* START *

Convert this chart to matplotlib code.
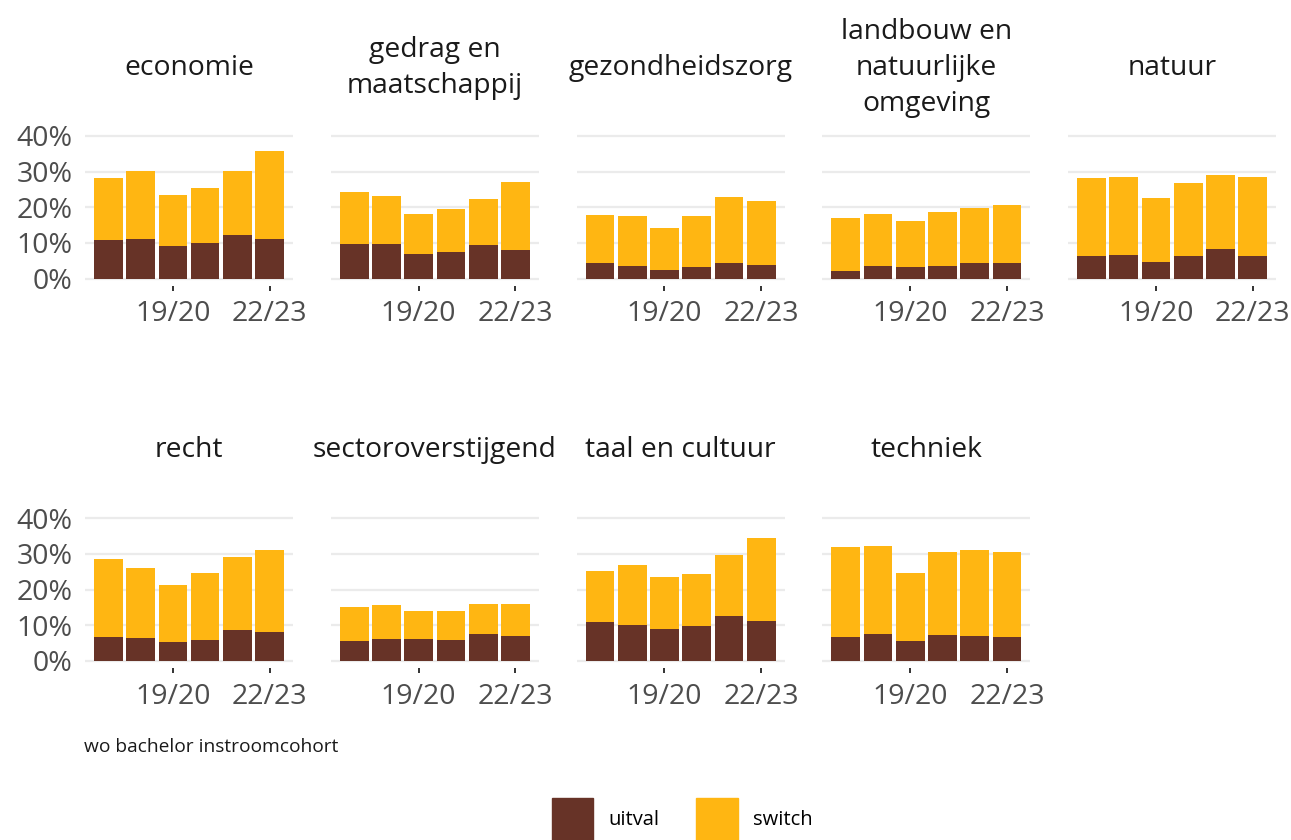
import numpy as np
import matplotlib
matplotlib.use("Agg")
import matplotlib.pyplot as plt
from matplotlib.patches import Patch

plt.rcParams['font.family'] = ['Open Sans', 'DejaVu Sans']

years = ['17/18', '18/19', '19/20', '20/21', '21/22', '22/23']
tickYears = ['19/20', '22/23']
sectors = ['economie', 'gedrag en\nmaatschappij', 'gezondheidszorg',
           'landbouw en\nnatuurlijke\nomgeving', 'natuur', 'recht',
           'sectoroverstijgend', 'taal en cultuur', 'techniek']

# percentages per cohort
uitval = [
    [10.7, 11.0, 9.1, 9.9, 12.1, 11.0],   # economie
    [9.6, 9.6, 6.8, 7.4, 9.3, 7.9],       # gedrag en maatschappij
    [4.3, 3.5, 2.3, 3.2, 4.3, 3.7],       # gezondheidszorg
    [2.1, 3.5, 3.2, 3.5, 4.3, 4.3],       # landbouw
    [6.3, 6.5, 4.6, 6.3, 8.2, 6.3],       # natuur
    [6.7, 6.4, 5.2, 5.8, 8.6, 8.1],       # recht
    [5.5, 6.1, 6.1, 5.8, 7.5, 6.9],       # sectoroverstijgend
    [10.9, 10.0, 8.9, 9.7, 12.6, 11.1],   # taal en cultuur
    [6.7, 7.5, 5.5, 7.2, 6.9, 6.7],       # techniek
]
switch = [
    [17.4, 19.1, 14.3, 15.4, 18.0, 24.7],
    [14.6, 13.5, 11.2, 12.0, 12.9, 19.1],
    [13.5, 14.0, 11.8, 14.3, 18.5, 18.0],
    [14.8, 14.5, 12.9, 15.1, 15.4, 16.3],
    [21.8, 21.9, 17.9, 20.4, 20.8, 22.1],
    [21.9, 19.6, 16.1, 18.8, 20.5, 23.0],
    [9.6, 9.5, 7.9, 8.2, 8.4, 9.0],
    [14.3, 16.9, 14.6, 14.7, 17.1, 23.4],
    [25.2, 24.7, 19.1, 23.3, 24.2, 23.8],
]
yTicks = [0, 10, 20, 30, 40]

BROWN = '#673327'
YELLOW = '#FFB612'
W, H = 1291, 840


def px(left, top, width, height):
    # pixel box (from top-left) -> figure fraction
    return [left / W, 1 - (top + height) / H, width / W, height / H]


def drawPanel(fig, i, sector):
    row, col = divmod(i, 5)
    left = 85 + col * 245.8
    top = 128.7 + row * 382.3
    ax = fig.add_axes(px(left, top, 208, 157))
    x = np.arange(1, len(years) + 1)
    ax.bar(x, uitval[i], width=0.89, color=BROWN)
    ax.bar(x, switch[i], bottom=uitval[i], width=0.89, color=YELLOW)
    ax.set_xlim(0.275, 6.725)
    ax.set_ylim(-2, 42)
    ax.set_xticks([years.index(y) + 1 for y in tickYears])
    ax.set_xticklabels(tickYears)
    ax.set_yticks(yTicks)
    if col == 0:
        ax.set_yticklabels([f'{v}%' for v in yTicks])
    else:
        ax.set_yticklabels([])
    ax.tick_params(axis='x', length=3.6, width=1.4, color='#333333',
                   labelsize=20.5, labelcolor='#4D4D4D', pad=7)
    ax.tick_params(axis='y', length=0, labelsize=20.5, labelcolor='#4D4D4D', pad=9)
    for s in ax.spines.values():
        s.set_visible(False)
    ax.set_axisbelow(True)
    ax.yaxis.grid(True, color='#EBEBEB', lw=1.6)
    fig.text((left + 104) / W, 1 - (68 + row * 382.3) / H, sector,
             ha='center', va='center', ma='center', fontsize=20.3,
             color='#1A1A1A', linespacing=1.37)


def main():
    fig = plt.figure(figsize=(W / 100, H / 100), dpi=100)
    for i, sector in enumerate(sectors):
        drawPanel(fig, i, sector)

    fig.text(84 / W, 1 - 747 / H, 'wo bachelor instroomcohort',
             ha='left', va='center', fontsize=13.8, color='#1A1A1A')

    handles = [Patch(color=BROWN, label='uitval'), Patch(color=YELLOW, label='switch')]
    fig.legend(handles=handles, loc='center', bbox_to_anchor=(682 / W, 1 - 819 / H),
               ncol=2, frameon=False, fontsize=14.5, handlelength=2.08,
               handleheight=2.83, handletextpad=0.75, columnspacing=1.8,
               borderpad=0)

    fig.savefig('out.png', dpi=100)


if __name__ == "__main__":
    main()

* END *

### Task directions
Leave out the pictures and repeat the lines from the start of the material through the line with "en cultuur', 'techniek']", inclusive.

### Final answer
Convert this chart to matplotlib code.
import numpy as np
import matplotlib
matplotlib.use("Agg")
import matplotlib.pyplot as plt
from matplotlib.patches import Patch

plt.rcParams['font.family'] = ['Open Sans', 'DejaVu Sans']

years = ['17/18', '18/19', '19/20', '20/21', '21/22', '22/23']
tickYears = ['19/20', '22/23']
sectors = ['economie', 'gedrag en\nmaatschappij', 'gezondheidszorg',
           'landbouw en\nnatuurlijke\nomgeving', 'natuur', 'recht',
           'sectoroverstijgend', 'taal en cultuur', 'techniek']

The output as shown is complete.